Reductive ontologies

Musing on what our increasing computerization means, inspired by David Auerbach’s The Stupidity of Computers in issue 13 of n+1. (possibly this DA?)

He sees two pathways:
First, we will bring ourselves to computers. The small- and large-scale convenience and efficiency of storing more and more parts of our lives online will increase the hold that formal ontologies have on us. They will be constructed by governments, by corporations, and by us in unequal measure, and there will be both implicit and explicit battles over how these ontologies are managed. The fight over how test scores should be used to measure student and teacher performance is nothing compared to what we will see once every aspect of our lives from health to artistic effort to personal relationships is formalized and quantified.

We will increasingly see ourselves in terms of these ontologies and willingly try to conform to them. While in the 20th century people came to see themselves as empty existential vessels, without a commitment to any particular internal essence, they will now see themselves as contingently but definitively embodying types derived from the overriding ontologies. This is as close to a solution to the modernist problem of the self as we will get.

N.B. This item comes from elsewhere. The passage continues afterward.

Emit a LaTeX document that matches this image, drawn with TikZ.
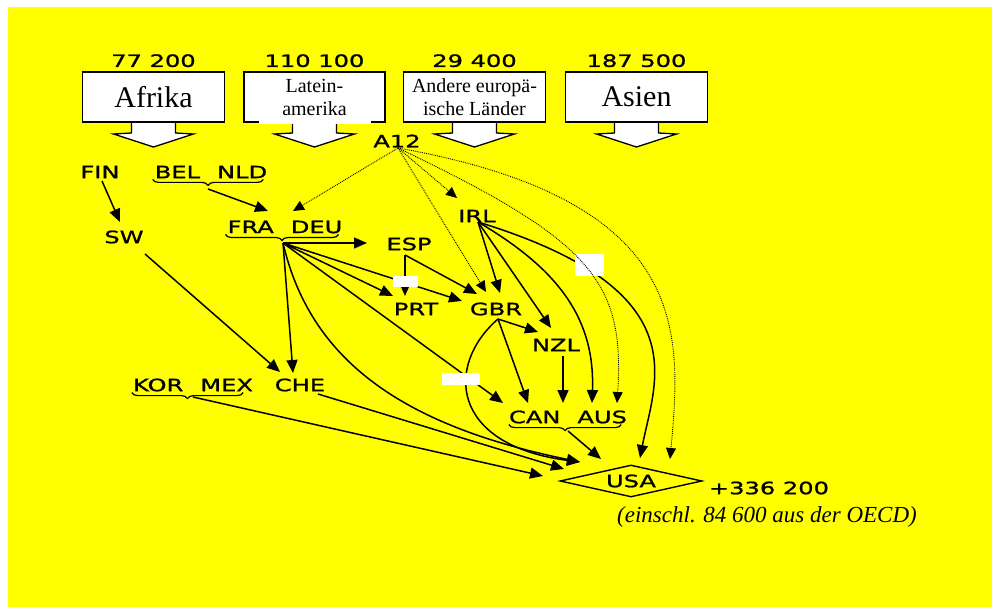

Second, we will bring computers to us, not semantically but physically. Computers will be able to interface more and more directly with the real world. They can be embedded into everything: roads, paper, clothing, skin, organs, medicines, food. Computers that are able to absorb the world at a sufficient level of detail—sights, sounds, textures, touches—can begin to construct a model of the world from the ground up, one not based on verbal or logical representation of concepts, but on basic sense data.